Since the students for whom this book was written had a variety of backgrounds, it is intended to be accessible. Since the major obstructions to further progress seem to be fundamental, it seems pointless to try to produce a handbook of methods without analysis. Engineering works well when it is founded on some well understood scientific basis, and it turns into alchemy and witchcraft when this is not the case. The situation at present in respect of our scientific basis is that it is, like the curate's egg, good in parts. We are solidly grounded at the hardware level. On the other hand, the software tools for encoding algorithms (C, C++, MatLab) are fairly primitive, and our grasp of what algorithms to use is negligible. I have tried therefore to focus on the ideas and the (limited) extent to which they work, since progress is likely to require new ideas, which in turn requires us to have a fair grasp of what the old ideas are. The belief that engineers as a class are not intelligent enough to grasp any ideas at all, and must be trained to jump through hoops, although common among mathematicians, is not one which attracts my sympathy.
Instead of exposing the fundamental ideas in algebra (which in these degenerate days is less intelligible than Latin) I therefore try to make them plain in English.
There is a risk in this; the ideas of science or engineering are quite diferent from those of philosophy (as practised in these degenerate days) or literary criticism (ditto). I don't mean they are about different things, they are different in kind. Newton wrote `Hypotheses non fingo', which literally translates as `I do not make hypotheses', which is of course quite untrue, he made up some spectacularly successful hypotheses, such as universal gravitation. The difference between the two statements is partly in the hypotheses and partly in the fingo. Newton's `hypotheses' could be tested by observation or calculation, whereas the explanations of, say, optics, given in Lucretius De Rerum Naturae were recognisably `philosophical' in the sense that they resembled the writings of many contemporary philosophers and literary critics. They may persuade, they may give the sensation of profound insight, but they do not reduce to some essentially prosaic routine for determining if they are actually true, or at least useful. Newton's did. This was one of the great philosophical advances made by Newton, and it has been underestimated by philosophers since.
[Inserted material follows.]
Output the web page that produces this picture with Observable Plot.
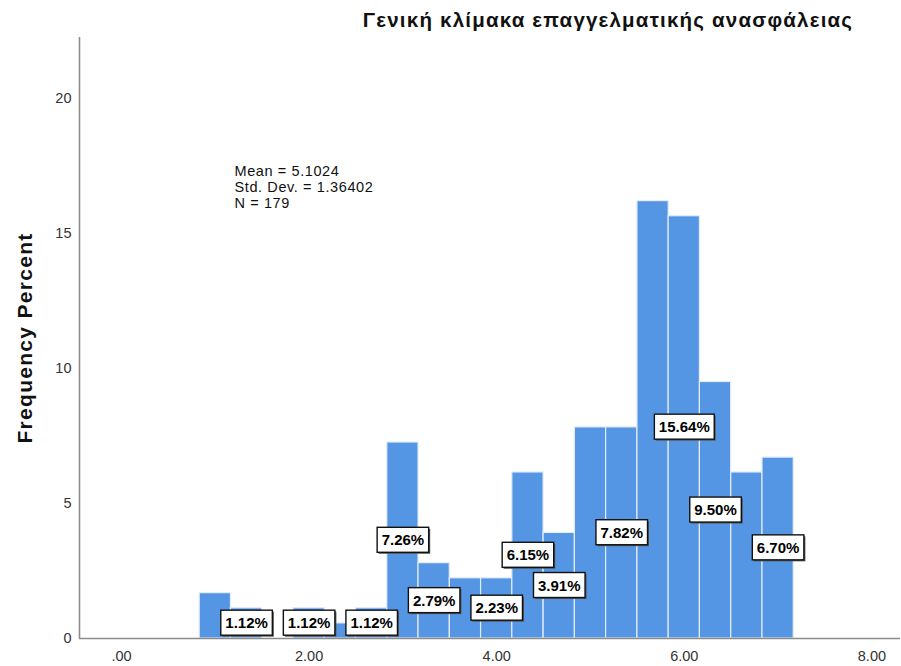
<!DOCTYPE html>
<html>
<head>
<meta charset="utf-8">
<script src="https://cdn.jsdelivr.net/npm/d3@7"></script>
<script src="https://cdn.jsdelivr.net/npm/@observablehq/plot@0.6"></script>
<style>
  html, body { margin: 0; padding: 0; background: #fff; }
  svg { font-family: "Liberation Sans", Arial, sans-serif; }
</style>
</head>
<body>
<div id="chart"></div>
<script>
// ---- data ----
const title = "Γενική κλίμακα επαγγελματικής ανασφάλειας";
const yLabel = "Frequency Percent";
const statsText = ["Mean = 5.1024", "Std. Dev. = 1.36402", "N = 179"];
// bin centres (scale values k/3)
const binCenters = [1.000, 1.333, 1.667, 2.000, 2.333, 2.667, 3.000, 3.333, 3.667, 4.000,
                    4.333, 4.667, 5.000, 5.333, 5.667, 6.000, 6.333, 6.667, 7.000];
const percents   = [1.68, 1.12, 0, 1.12, 0.56, 1.12, 7.26, 2.79, 2.23, 2.23,
                    6.15, 3.91, 7.82, 7.82, 16.20, 15.64, 9.50, 6.15, 6.70];
// bins whose percentage is printed
const labeledBins = [1.333, 2.000, 2.667, 3.000, 3.333, 4.000, 4.333, 4.667, 5.333, 6.000, 6.333, 7.000];
const xTicks = [0, 2, 4, 6, 8];
const xTickLabels = [".00", "2.00", "4.00", "6.00", "8.00"];
const yTicks = [0, 5, 10, 15, 20];
const binWidth = 1 / 3;

const xDomain = [-0.448, 8.305];
const yDomain = [0, 22.26];

const bins = binCenters.map((c, i) => ({c, x1: c - binWidth / 2, x2: c + binWidth / 2, p: percents[i]}));
const labels = bins.filter(d => labeledBins.some(b => Math.abs(b - d.c) < 1e-6));

const chart = Plot.plot({
  width: 901,
  height: 666,
  marginLeft: 79,
  marginRight: 1,
  marginTop: 37,
  marginBottom: 28,
  style: {fontFamily: '"Liberation Sans", Arial, sans-serif', background: "#fff"},
  x: {domain: xDomain, label: null},
  y: {domain: yDomain, label: null},
  marks: [
    Plot.rectY(bins.filter(d => d.p > 0), {x1: "x1", x2: "x2", y: "p", fill: "#5596e4", stroke: "#e3edf9", strokeWidth: 1.2}),
    Plot.ruleY([0], {stroke: "#8c8c8c", strokeWidth: 1.6}),
    Plot.ruleX([xDomain[0]], {stroke: "#8c8c8c", strokeWidth: 1.6}),
    Plot.axisX({ticks: xTicks, tickFormat: d => xTickLabels[xTicks.indexOf(d)], tickSize: 0, tickPadding: 12, fontSize: 14.5, fill: "#333", label: null}),
    Plot.axisY({ticks: yTicks, tickSize: 0, tickPadding: 8, fontSize: 14.5, fill: "#333", label: null}),
    Plot.text(labels, {x: "c", y: d => d.p / 2, text: d => d.p.toFixed(2) + "%", fontWeight: "bold", fontSize: 15, fill: "#000"}),
    Plot.text([statsText.join("\n")], {frameAnchor: "top-left", textAnchor: "start", lineAnchor: "top", dx: 155, dy: 127, fontSize: 14.5, lineHeight: 1.1, fill: "#111"}),
    Plot.text([title], {frameAnchor: "top", textAnchor: "middle", lineAnchor: "middle", dx: 118, dy: -17, fontSize: 20.5, fontWeight: "bold", fill: "#111"}),
    Plot.text([yLabel], {frameAnchor: "left", textAnchor: "middle", lineAnchor: "middle", rotate: -90, dx: -54, fontSize: 21, fontWeight: "bold", fill: "#111"})
  ]
});

document.getElementById("chart").append(chart);

// letter spacing for title / stats / y label (SPSS renders wider)
chart.querySelectorAll("text").forEach(t => {
  const s = t.textContent;
  if (s === title) t.style.letterSpacing = "1.2px";
  else if (s === yLabel) t.style.letterSpacing = "1.3px";
  else if (statsText.some(l => s.startsWith(l))) t.style.letterSpacing = "0.6px";
});

// white boxes behind the percentage labels
const ns = "http://www.w3.org/2000/svg";
chart.querySelectorAll("text").forEach(t => {
  if (!/^\d+\.\d\d%$/.test(t.textContent)) return;
  const bb = t.getBBox();
  const tr = t.getAttribute("transform");
  const padX = 4.5, padY = 4;
  const mk = (dx, dy, fill, stroke) => {
    const r = document.createElementNS(ns, "rect");
    r.setAttribute("x", bb.x - padX + dx);
    r.setAttribute("y", bb.y - padY + dy);
    r.setAttribute("width", bb.width + 2 * padX);
    r.setAttribute("height", bb.height + 2 * padY);
    r.setAttribute("fill", fill);
    if (stroke) { r.setAttribute("stroke", stroke); r.setAttribute("stroke-width", 1.4); }
    if (tr) r.setAttribute("transform", tr);
    return r;
  };
  t.parentNode.insertBefore(mk(1.5, 1.5, "#555"), t);
  t.parentNode.insertBefore(mk(0, 0, "#fff", "#111"), t);
});
</script>
</body>
</html>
The reader should therefore approach the discussion about the underlying ideas with the attitude of irreverence and disprespect that most engineers, quite properly, bring to non-technical prose. He should ask: what procedures does this lead to, and how may they be tested? We deal with high level abstractions, but they are aimed always at reducing our understanding of something prodigiously complicated to something simple. This is quite different from Literary Criticism, for example, which is aimed at concealing the awful truth that this is all for people who like reading story books and arguing about them. Good clean fun, no doubt, but not, on the face of it, a serious activity for an adult.
It is necessary to make some assumptions about the reader and only fair to say what these are. I assume, first, that the reader has a tolerably good grasp of Linear Algebra concepts. The concepts are more important than the techniques of matrix manipulation, because there are excellent packages which can do the calculations if you know what to compute. After the work of the educational theorists, it would in any case be otiose to suppose in the reader any great degree of technical competence in Mathematics, so I don't.
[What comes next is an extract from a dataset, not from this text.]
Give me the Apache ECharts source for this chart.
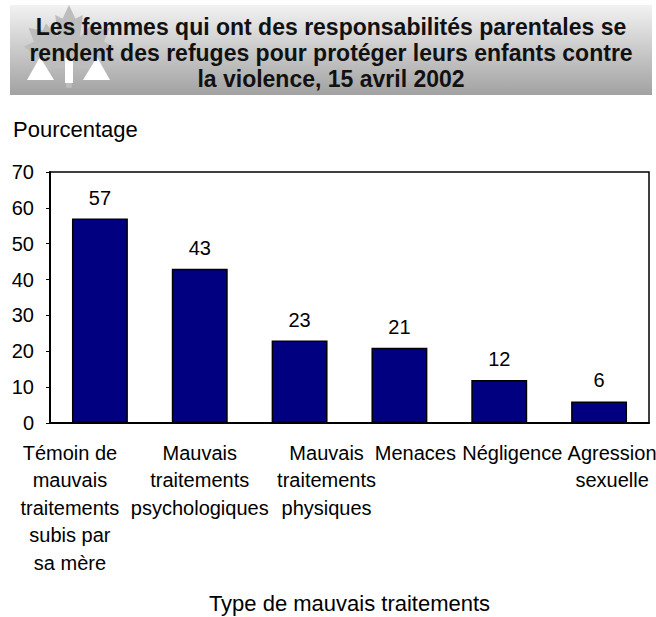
<!DOCTYPE html>
<html>
<head>
<meta charset="utf-8">
<script src="https://cdn.jsdelivr.net/npm/echarts@6/dist/echarts.min.js"></script>
<style>
  html, body { margin: 0; padding: 0; background: #fff; }
  #chart { width: 656px; height: 617px; }
</style>
</head>
<body>
<div id="chart"></div>
<script>
// categories (x axis) and percentages
var categories = [
  'Témoin de\nmauvais\ntraitements\nsubis par\nsa mère',
  'Mauvais\ntraitements\npsychologiques',
  'Mauvais\ntraitements\nphysiques',
  'Menaces',
  'Négligence',
  'Agression\nsexuelle'
]
var percentages = [57, 43, 23, 21, 12, 6]
var yTicks = { min: 0, max: 70, interval: 10 }

// the original labels are not quite centred under their bars
var labelShift = [-30, 0, 27, 16, 13, 13]

var titleText = 'Les femmes qui ont des responsabilités parentales se\n' +
  'rendent des refuges pour protéger leurs enfants contre\n' +
  'la violence, 15 avril 2002'

// rough maple leaf outline (unit coords), mirrored for the left half
var leafHalf = [
  [0, -1], [0.14, -0.7], [0.3, -0.78], [0.24, -0.3], [0.5, -0.6], [0.57, -0.45],
  [0.88, -0.5], [0.76, -0.2], [0.98, -0.1], [0.56, 0.26], [0.63, 0.42],
  [0.07, 0.34], [0.06, 0.8]
]
function leafPoints(cx, cy, r) {
  var right = leafHalf.map(function (p) { return [cx + p[0] * r, cy + p[1] * r] })
  var left = leafHalf.slice().reverse().map(function (p) { return [cx - p[0] * r, cy + p[1] * r] })
  return right.concat(left)
}

var chart = echarts.init(document.getElementById('chart'), null, { renderer: 'svg' })

chart.setOption({
  animation: false,
  textStyle: { fontFamily: 'Liberation Sans, Arial, sans-serif', color: '#000' },
  graphic: [
    {
      type: 'rect',
      z: -10,
      shape: { x: 10, y: 5, width: 642, height: 90 },
      style: {
        fill: new echarts.graphic.LinearGradient(0, 0, 0, 1, [
          { offset: 0, color: '#f2f2f2' },
          { offset: 1, color: '#a2a2a2' }
        ])
      }
    },
    {
      type: 'polygon',
      z: -9,
      shape: { points: leafPoints(69, 51, 46) },
      style: { fill: '#bdbdbd' }
    },
    {
      type: 'polygon',
      z: -8,
      shape: { points: [[40, 57], [54, 80], [27, 80]] },
      style: { fill: '#fff' }
    },
    {
      type: 'polygon',
      z: -8,
      shape: { points: [[97, 57], [110, 80], [83, 80]] },
      style: { fill: '#fff' }
    },
    {
      type: 'rect',
      z: -8,
      shape: { x: 65, y: 58, width: 8, height: 25 },
      style: { fill: '#fff' }
    }
  ],
  title: [
    {
      text: titleText,
      left: 331,
      top: 14,
      padding: 0,
      textAlign: 'center',
      textStyle: { fontSize: 23, fontWeight: 'bold', lineHeight: 26, color: '#111' }
    },
    {
      text: 'Pourcentage',
      left: 13,
      top: 118,
      padding: 0,
      textStyle: { fontSize: 22, fontWeight: 'normal', color: '#000' }
    }
  ],
  grid: {
    left: 50,
    right: 7,
    top: 172,
    bottom: 194,
    outerBoundsMode: 'none',
    show: true,
    borderColor: '#000',
    borderWidth: 1.5
  },
  xAxis: {
    type: 'category',
    data: categories.map(function (c, i) {
      var s = labelShift[i]
      return {
        value: c,
        textStyle: { padding: s < 0 ? [0, -2 * s, 0, 0] : [0, 0, 0, 2 * s] }
      }
    }),
    name: 'Type de mauvais traitements',
    nameLocation: 'middle',
    nameGap: 169,
    nameTextStyle: { fontSize: 22, color: '#000' },
    axisLine: { lineStyle: { color: '#000', width: 2 } },
    axisTick: { show: false },
    axisLabel: {
      interval: 0,
      fontSize: 20,
      lineHeight: 27.5,
      margin: 16,
      color: '#000'
    }
  },
  yAxis: {
    type: 'value',
    min: yTicks.min,
    max: yTicks.max,
    interval: yTicks.interval,
    axisLine: { show: true, lineStyle: { color: '#000', width: 2 } },
    axisTick: { show: true, length: 4, lineStyle: { color: '#000' } },
    splitLine: { show: false },
    axisLabel: { fontSize: 20, margin: 16, color: '#000' }
  },
  series: [
    {
      type: 'bar',
      data: percentages,
      barWidth: '56%',
      itemStyle: { color: '#000080', borderColor: '#000', borderWidth: 1.5 },
      label: {
        show: true,
        position: 'top',
        distance: 11,
        fontSize: 20,
        color: '#000'
      }
    }
  ]
})
</script>
</body>
</html>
I assume, second, a moderate familiarity with elementary ideas of Statistics, and of contemporary mathematical notation, such as any Engineer or Scientist will have encountered in a modern undergraduate course. I assume, finally, the kind of general exposure to computing terminology familiar to anyone who can read, say, Byte magazine, and also that the reader can program in PASCAL or C.
I do not assume that the reader is of the male sex. I use the pronoun `he' in referring to the reader because it saves a letter and is the convention for the generic case. The proposition that this will depress some women readers to the point where they will give up reading and go off and become subservient housewives does not strike me as sufficiently plausible to be worth considering further. The feminist claim `I would have been an original, creative, independent mind were it not for the subversive effect of peer group pressure' has never struck me as having the slightest credibility. Anybody who wanted to understand the world and was discouraged from doing so by other people's linguistic habits couldn't have cared much. In the past, there have been difficulties put in the way of girls and women going in to science and engineering, but they were more substantive than people's choice of pronoun, and they aren't there any more.
This is intended to be a happy, friendly book. It is written in an informal, one might almost say breezy, manner, which might well irritate the humourless and those possessed of a conviction that intellectual respectability entails stuffiness. I used to believe that all academic books on difficult subjects were obliged for some mysterious reason to be oppressive, but a survey of the better writers of the past has shown me that this is in fact a contemporary habit and in my view a bad one. I have therefore chosen to abandon a convention which must drive intelligent people away from Science and Engineering and Mathematics in large numbers. The book has jokes, opinionated remarks and pungent value judgements in it, which might serve to entertain readers and keep them on their toes, so to speak. They may also irritate a few who believe that the pretence that the writer has no opinions should be maintained even at the cost of making the book boring. What this convention usually accomplishes is a sort of bland porridge which discourages critical thought about assumptions, and thought about fundamental assumptions is precisely what this area badly needs. So I make no apology for the occasional provocative judgement; argue with me if you disagree. The judgements are, of course, my own; CIIPS and I are not responsible for each other.
I am most grateful to my colleagues and students at the Centre for assistance in many forms; I have shamelessly borrowed their work as examples of the principles discussed herein. I must mention Dr. Chris deSilva with whom I have worked over many years, Miss Gek Lim whose energy and enthusiasm for Quadratic Neural Nets has enabled them to become demonstrably useful, and Professor Yianni Attikiouzel, director of CIIPS, without whom neither this book nor the course would have come into existence.